This summer, the Weatherspoon is excited to present RugLife, an exhibition featuring the work of contemporary artists who use rugs as an inventive medium to address a range of cultural topics, from housing and the environment to technology and global politics. These artists explore the complexity of our contemporary world through an ancient form, mixing traditional patterns and motifs with popular imagery ranging from Superman to basketball courts. Simultaneously, they reimagine the form of the rug itself by making the familiar object not only from the woven yarns we might expect, but also such surprising materials as cardboard, video, hair combs, collage, and plastic furniture. No matter the substance it uses, each of the rugs in RugLife weaves a thoughtful discourse about many issues and concerns—on both personal and global scales. Whether they turn our thoughts to home or our place in the larger world, to aesthetics or ethics, these artworks confirm that the age-old rug continues to be a powerful vehicle for contemporary artistic expression.

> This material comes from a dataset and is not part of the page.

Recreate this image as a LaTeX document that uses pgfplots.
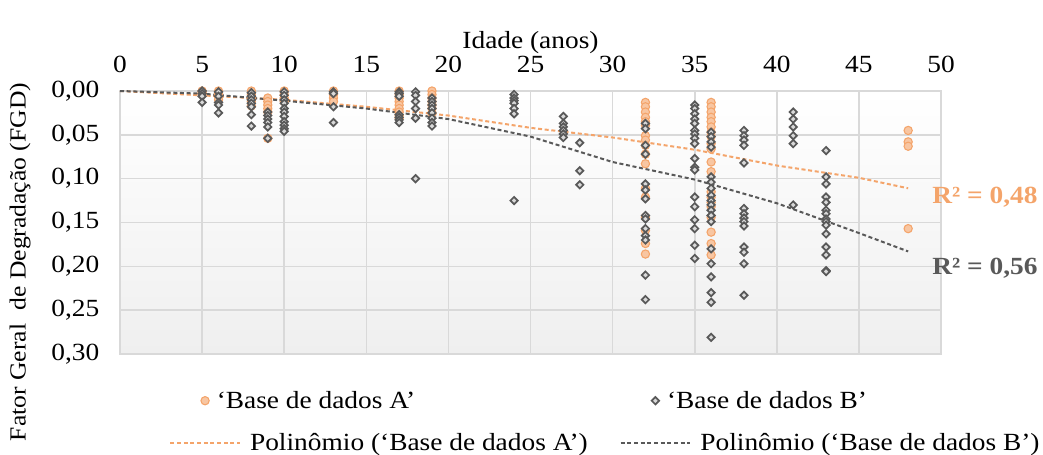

Participating Artists: Nevin Aladağ (Germany, born Turkey), Azra Aksamija (United States, born Bosnia), Ali Cha’aban (Lebanon, born Kuwait), Sonya Clark (United States), Liselot Cobelens (Netherlands), Nicholas Galanin (United States/Tlingit- Unangax̂), Johannah Herr (United States), Oksana Levchenya (Ukraine), Noelle Mason (United States), Wendy Plomp (Netherlands), Stéphanie Saadé (France/Netherlands, born Lebanon), Slavs & Tatars (Germany, Kasia Korczak born Poland and Payam Sharif born United States), Ai Weiwei (Portugal, born China), and Andrea Zittel (United States).
RugLife is organized by the Museum of Craft and Design, San Francisco, and guest curators Ginger Gregg Duggan and Judith Hoos Fox of c2 curatorsquared.